Cabe decir que, con la actual revolución tecnológica -la cuarta revolución industrial o revolución digital- tal posibilidad se antoja mucho más alcanzable. Estamos viendo como internet y las redes sociales no siempre cumplen con las expectativas que en su día generaron. Creíamos que posibilitarían un marco de creciente mayor acceso a la información, a su contraste y, por lo tanto, a un mejor proceso de toma de decisiones.
Como sabemos los economistas, el acceso asequible a la información relevante es una de las características en los modelos de competencia perfecta, junto a la existencia de muchos oferentes y demandantes, la libertad de entrada y salida del mercado o que el producto o servicio ofertado sea razonablemente comparable y homogéneo.
La consecuencia es que, al desaparecer la intermediación entre oferta y demanda para proporcionar la información relevante, se conseguiría lo que llamamos “soberanía del consumidor”, de forma que el mercado permita la relación directa entre los ofertantes de bienes y servicios y los demandantes de bienes y servicios. Un desplazamiento del poder de decisión, en principio, hacia el lado de la demanda.
Esa es la teoría. Pero se minusvaloró la capacidad de las nuevas tecnologías de incidir directamente sobre la voluntad del consumidor o usuario. El acceso a los datos personales, por el poder político o por grandes compañías tecnológicas con poder inmenso de mercado, supone también la capacidad para influir en los procesos de toma de decisión o de posición de una forma determinante. Y así manipular las conciencias, estableciendo las bases para un control de la sociedad desde el poder.
Por ello, es esencial un compromiso con la privacidad de los datos y la protección del derecho a la intimidad. Y como sabemos bien, eso no se cumple cuando los datos son apropiados por el poder político o por el económico, a través de grandes empresas que basan su modelo de negocio en la explotación de unos datos que, salvo conformidad del individuo propietario de los mismos, no son suyos.
Esto es lo que pasa cuando, a través de sistemas políticos totalitarios o autoritarios, se impone como pauta que esa gran nueva materia prima que son los datos, se controlan sin límites desde el poder.
Justo lo contrario de como acontece fundamentalmente con las democracias liberales, que pretenden establecer límites al ejercicio del poder, salvaguardando los derechos de los ciudadanos. Y garantizar, así su libertad.
Es decir, mediante un sistema de garantías y de equilibrios (lo que los anglosajones llaman checks and balances) que eviten el uso abusivo o arbitrario del poder, a través del voto libre, universal y secreto, la división de poderes, el poder de control del legislativo sobre el ejecutivo y, por supuesto, la independencia del poder judicial.

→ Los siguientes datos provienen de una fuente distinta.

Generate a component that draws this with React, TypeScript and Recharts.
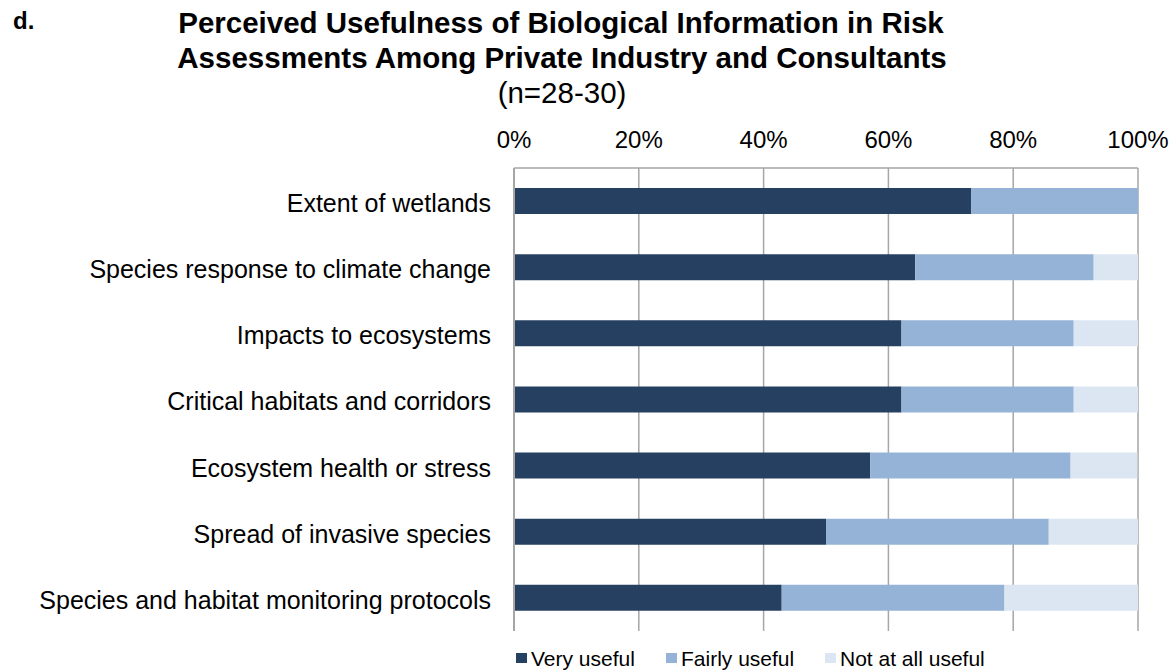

Tal sistema garantiza el ejercicio de las libertades individuales, como la de expresión (y prensa), de reunión, asociación o manifestación, así como la no discriminación bajo ningún concepto de la dignidad y la libertad de los ciudadanos. La “sociedad abierta” que definiría en su día Karl Popper, quién también identificaba con claridad a sus enemigos.
“Un mal sistema, pero el mejor de los posibles”, como expresaría en su día W. Churchill. Por ello, es imprescindible el valor del compromiso por parte de todos para defenderlo, frente a los que pretenden destruirlo, ya sea mediante sistemas políticos totalitarios, economías intervenidas desde el poder o sociedades sometidas al control totalitario.
Un compromiso personal y social proactivo que defienda los valores democráticos conseguidos después de largas luchas contra tiranías y dictaduras. O frente a los intentos de implantar principios políticos que no responden al
interés general, sino que pretenden obligar al conjunto a intereses que sólo son de una parte de la sociedad.
Por ello, tenemos que recordar el valor de los consensos básicos que dan sentido a las sociedades libres, más allá de las lógicas, legítimas y deseables discrepancias políticas. Unos consensos básicos que incluyen la defensa del prestigio y la imagen de las instituciones públicas que nos permiten el libre ejercicio de los derechos, la prevención ante la excesiva polarización política y evitar que los adversarios políticos se conviertan en enemigos carentes de auténtica legitimidad y a los que hay que neutralizar, cuando no destruir.
Y ese compromiso con la sociedad no es en absoluto ajeno a nuestros compromisos en el ámbito personal o profesional a los que nos hemos referido más arriba. Forman parte de un todo.
Un todo en el que la ética de la responsabilidad conforma nuestros comportamientos y limita el egoísmo exclusivista al que se refería el gran creador de la economía clásica, Adam Smith, en “La riqueza de las Naciones”. Y conviene no olvidar que también escribió una teoría sobre los sentimientos morales.
Buena base para la convivencia libre y pacífica. Una convivencia que se basa en toda una serie de compromisos con los valores que nos llevan a la excelencia. Unos valores que se defienden y se promueven desde ABE, Asociación de Búsqueda de la Excelencia que, quién suscribe, contribuyó a crear y de la que
me siento muy orgulloso de ser su Presidente de Honor.
Y si hay un valor que compendia todos los demás es, precisamente, el del compromiso. Un compromiso firme y basado en convicciones profundas. Un compromiso con uno mismo y con los demás.